I will be joining many other prominent featured speakers, including Supreme Court Justice Ketanji Brown Jackson, Washington, D.C. Episcopal Bishop Mariann Edgar Budde, Dr. Richard Haas, and House Minority Leader Hakeem Jeffries. This engagement was arranged by the prestigious History UnErased, and I will talk about my roller coaster run for president
It was a hard-fought, two-and-a-half year, full-time campaign in the Republican primaries. I appeared on six state ballots, gave hundreds of speeches, did thousands of media interviews and attracted thousands of volunteers, donors, and voters. In fact, when the primaries ended, I had received more votes than two former governors, Jon Huntsman, Jr. (Utah) and Gary Johnson (New Mexico).
My constant message to the LGBTQ community was, you can do anything you want to do in life, even run for president of the United States. I heard from so many people young and old that I was giving them newfound hope.

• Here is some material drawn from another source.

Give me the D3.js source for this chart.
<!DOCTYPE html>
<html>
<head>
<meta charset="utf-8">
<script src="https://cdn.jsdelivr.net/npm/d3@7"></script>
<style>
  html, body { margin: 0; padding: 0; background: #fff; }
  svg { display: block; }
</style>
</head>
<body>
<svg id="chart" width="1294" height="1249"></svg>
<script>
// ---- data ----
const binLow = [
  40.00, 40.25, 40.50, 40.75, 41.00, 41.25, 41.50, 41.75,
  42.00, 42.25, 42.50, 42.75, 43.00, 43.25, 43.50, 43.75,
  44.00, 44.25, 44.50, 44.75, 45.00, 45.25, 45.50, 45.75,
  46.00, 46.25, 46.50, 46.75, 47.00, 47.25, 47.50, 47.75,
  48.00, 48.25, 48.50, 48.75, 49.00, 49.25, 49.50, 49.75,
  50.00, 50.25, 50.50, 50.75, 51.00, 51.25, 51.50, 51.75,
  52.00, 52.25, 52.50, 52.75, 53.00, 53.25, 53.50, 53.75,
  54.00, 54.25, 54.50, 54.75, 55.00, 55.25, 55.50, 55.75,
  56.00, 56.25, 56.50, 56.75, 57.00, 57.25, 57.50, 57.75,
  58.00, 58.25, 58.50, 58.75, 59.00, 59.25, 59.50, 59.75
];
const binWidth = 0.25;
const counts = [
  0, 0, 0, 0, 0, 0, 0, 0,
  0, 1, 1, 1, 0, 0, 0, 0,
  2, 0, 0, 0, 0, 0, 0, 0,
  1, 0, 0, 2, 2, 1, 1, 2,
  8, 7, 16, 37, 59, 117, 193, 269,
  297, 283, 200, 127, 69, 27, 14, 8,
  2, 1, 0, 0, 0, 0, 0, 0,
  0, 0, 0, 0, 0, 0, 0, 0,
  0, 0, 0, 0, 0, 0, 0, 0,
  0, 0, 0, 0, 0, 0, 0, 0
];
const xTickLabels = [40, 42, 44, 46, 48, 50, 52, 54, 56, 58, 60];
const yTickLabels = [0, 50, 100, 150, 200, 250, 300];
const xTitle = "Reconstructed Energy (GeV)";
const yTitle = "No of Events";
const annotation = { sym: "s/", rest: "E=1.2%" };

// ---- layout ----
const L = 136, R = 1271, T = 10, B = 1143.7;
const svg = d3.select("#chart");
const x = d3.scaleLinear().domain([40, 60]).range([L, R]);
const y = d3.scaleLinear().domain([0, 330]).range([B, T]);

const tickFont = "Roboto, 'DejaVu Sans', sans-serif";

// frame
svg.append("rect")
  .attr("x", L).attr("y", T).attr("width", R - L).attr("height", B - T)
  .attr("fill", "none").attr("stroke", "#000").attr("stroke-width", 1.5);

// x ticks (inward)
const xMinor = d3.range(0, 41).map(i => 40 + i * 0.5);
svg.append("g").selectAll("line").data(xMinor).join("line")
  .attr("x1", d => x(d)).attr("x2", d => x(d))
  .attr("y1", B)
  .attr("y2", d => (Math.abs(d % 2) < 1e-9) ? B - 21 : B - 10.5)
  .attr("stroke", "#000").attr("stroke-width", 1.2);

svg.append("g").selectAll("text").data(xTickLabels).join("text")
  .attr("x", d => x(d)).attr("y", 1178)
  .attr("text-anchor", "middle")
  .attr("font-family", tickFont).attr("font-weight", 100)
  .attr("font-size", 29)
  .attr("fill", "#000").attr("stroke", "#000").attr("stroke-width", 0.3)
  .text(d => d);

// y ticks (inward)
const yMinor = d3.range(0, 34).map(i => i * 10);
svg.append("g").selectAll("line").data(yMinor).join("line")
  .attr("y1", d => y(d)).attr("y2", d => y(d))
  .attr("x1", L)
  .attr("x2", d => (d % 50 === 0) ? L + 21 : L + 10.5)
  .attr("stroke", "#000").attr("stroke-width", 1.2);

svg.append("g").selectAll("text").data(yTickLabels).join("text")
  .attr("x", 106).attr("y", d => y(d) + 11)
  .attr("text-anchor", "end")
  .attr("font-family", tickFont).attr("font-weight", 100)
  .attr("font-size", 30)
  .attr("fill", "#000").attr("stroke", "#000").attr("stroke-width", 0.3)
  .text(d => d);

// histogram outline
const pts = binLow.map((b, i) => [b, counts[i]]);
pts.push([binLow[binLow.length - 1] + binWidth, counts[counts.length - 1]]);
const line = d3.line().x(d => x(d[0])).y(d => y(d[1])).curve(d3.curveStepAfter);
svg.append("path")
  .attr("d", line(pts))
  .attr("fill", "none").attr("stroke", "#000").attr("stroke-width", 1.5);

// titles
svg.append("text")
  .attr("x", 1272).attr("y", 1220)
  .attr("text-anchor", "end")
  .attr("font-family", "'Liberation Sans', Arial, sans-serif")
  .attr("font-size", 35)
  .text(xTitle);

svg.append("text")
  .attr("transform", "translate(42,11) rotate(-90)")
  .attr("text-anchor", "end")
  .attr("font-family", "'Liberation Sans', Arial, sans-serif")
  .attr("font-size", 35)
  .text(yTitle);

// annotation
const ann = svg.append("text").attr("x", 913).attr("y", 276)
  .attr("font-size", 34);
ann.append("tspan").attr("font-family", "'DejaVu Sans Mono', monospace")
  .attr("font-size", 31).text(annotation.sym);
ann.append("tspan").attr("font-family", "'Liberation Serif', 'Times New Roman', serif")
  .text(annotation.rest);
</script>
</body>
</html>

Eight years later, when openly gay Mayor Pete Buttigieg ran for president, I endorsed him in February 2019, served on his National Finance Committee, and did a lot of surrogate work on his behalf. We developed a strong bond, being the only two openly gay candidates to ever run for president. He told me, “You’re a trailblazer who made it a little easier for those who follow your path.”

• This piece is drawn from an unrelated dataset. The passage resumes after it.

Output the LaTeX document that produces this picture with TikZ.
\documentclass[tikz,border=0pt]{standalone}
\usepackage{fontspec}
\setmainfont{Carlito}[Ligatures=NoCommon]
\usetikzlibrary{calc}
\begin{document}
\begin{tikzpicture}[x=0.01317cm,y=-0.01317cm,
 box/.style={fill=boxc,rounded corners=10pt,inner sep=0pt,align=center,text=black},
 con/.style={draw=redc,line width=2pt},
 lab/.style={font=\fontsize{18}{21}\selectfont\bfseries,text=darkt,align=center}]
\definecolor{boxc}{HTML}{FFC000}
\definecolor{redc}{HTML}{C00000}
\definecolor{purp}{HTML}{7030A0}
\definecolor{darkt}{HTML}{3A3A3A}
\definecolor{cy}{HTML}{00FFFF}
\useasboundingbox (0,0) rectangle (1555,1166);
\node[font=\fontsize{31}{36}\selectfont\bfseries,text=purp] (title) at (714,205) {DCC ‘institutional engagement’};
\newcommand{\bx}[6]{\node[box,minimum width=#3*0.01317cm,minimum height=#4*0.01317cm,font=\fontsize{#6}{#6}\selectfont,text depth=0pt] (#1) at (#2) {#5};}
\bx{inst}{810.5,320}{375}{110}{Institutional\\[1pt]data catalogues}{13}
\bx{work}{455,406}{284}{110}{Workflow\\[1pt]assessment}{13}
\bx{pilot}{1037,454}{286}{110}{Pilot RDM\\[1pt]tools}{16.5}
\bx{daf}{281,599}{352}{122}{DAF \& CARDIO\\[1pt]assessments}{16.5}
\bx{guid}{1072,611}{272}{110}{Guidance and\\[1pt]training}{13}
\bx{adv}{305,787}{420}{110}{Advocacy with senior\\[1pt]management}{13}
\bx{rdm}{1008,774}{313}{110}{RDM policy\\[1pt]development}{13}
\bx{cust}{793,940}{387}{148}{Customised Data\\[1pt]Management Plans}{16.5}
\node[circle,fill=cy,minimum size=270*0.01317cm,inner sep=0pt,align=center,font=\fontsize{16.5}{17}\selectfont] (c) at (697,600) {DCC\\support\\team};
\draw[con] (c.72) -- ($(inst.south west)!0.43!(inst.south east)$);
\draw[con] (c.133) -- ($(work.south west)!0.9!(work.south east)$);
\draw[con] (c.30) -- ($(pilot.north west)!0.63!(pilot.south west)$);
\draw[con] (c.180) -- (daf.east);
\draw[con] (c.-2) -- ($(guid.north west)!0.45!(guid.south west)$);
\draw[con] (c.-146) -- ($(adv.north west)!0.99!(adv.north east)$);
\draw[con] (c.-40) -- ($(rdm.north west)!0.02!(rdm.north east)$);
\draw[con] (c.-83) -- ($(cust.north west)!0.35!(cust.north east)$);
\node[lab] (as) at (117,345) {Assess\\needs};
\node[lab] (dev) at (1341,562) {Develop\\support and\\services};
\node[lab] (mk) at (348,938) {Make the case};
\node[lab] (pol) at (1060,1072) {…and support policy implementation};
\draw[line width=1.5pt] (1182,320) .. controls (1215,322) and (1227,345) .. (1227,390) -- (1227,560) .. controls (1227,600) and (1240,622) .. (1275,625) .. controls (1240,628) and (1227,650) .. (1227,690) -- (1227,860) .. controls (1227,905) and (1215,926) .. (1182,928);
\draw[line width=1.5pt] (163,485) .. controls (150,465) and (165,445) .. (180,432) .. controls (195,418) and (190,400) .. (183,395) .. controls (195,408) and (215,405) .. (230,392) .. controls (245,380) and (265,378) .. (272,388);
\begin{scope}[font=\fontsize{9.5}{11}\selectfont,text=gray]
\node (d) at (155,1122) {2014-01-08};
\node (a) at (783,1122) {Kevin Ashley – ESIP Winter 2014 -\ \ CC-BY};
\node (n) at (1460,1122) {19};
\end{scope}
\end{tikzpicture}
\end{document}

I applied pressure on many of the nation’s largest LGBTQ organizations to endorse Pete early, when it would make a difference. I wrote op-eds in Newsweek and the Advocate urging the LGBTQ Victory Fund, HRC, The Task Force and many others to support Pete. Eventually the reluctant Victory Fund came around and endorsed Pete at a big splashy campaign event in Brooklyn on June 28, 2019 during WorldPride.
That early support from the nation’s sole organization to help propel openly LGBTQ candidates to victory, made a huge difference in Pete’s success.

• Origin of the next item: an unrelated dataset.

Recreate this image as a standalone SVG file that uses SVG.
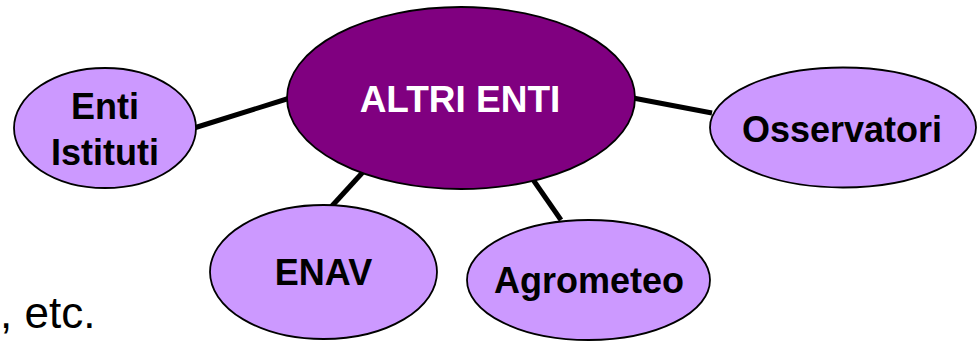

I was not as fortunate. One of the first meetings I had was with Chuck Wolfe, the then head of the Victory Fund in January 2010. He blurted out, “we’re not going to help you!” And true to his word, they actually worked to hinder my historic run. They made me submit a number of applications including a 56-page campaign plan and budget. Several months after delivering it, Chuck told me they would not even put my endorsement to a vote. “You don’t want to know,” he told me. “Yes, I do,” I replied.
I have met with or spoken to all of his successors at the Victory Fund, offering my help and asking for some sort of recognition of my historic campaign. Finally in 2018, after a lot of negotiations, then-President Annise Parker gave me one sentence in their Under Our History section on their website.
I have been an LGBTQ activist and major donor since I worked closely with David Mixner to defeat the Briggs Initiative in 1978, which would have outlawed gay teachers in California. I spent 30 years as a political consultant. Since 2008, I became the only one, through my organization Californians Against Hate, to fight back against the mega donors to California’s Proposition 8 and other anti-same-sex marriage campaigns.
I shamed millionaires and billionaires and even the all-powerful Mormon Church, who funded and ran all these hateful campaigns. The New York Times published a full page column three years ago on all I did to help gay marriage become the law of the land, “Cancel Culture Works. We Wouldn’t Have Marriage Equality Without It.”
So, I’ve earned my stripes. That is why I find it ironic that while I am speaking to the 5,000-member NCSS gathering in Washington, the same weekend that the LGBTQ Victory Fund is holding its annual Victory Institute gathering a few blocks away, while they continue to shun me and my rightful place in history.
Fred Karger is the first openly gay major party candidate to run for president.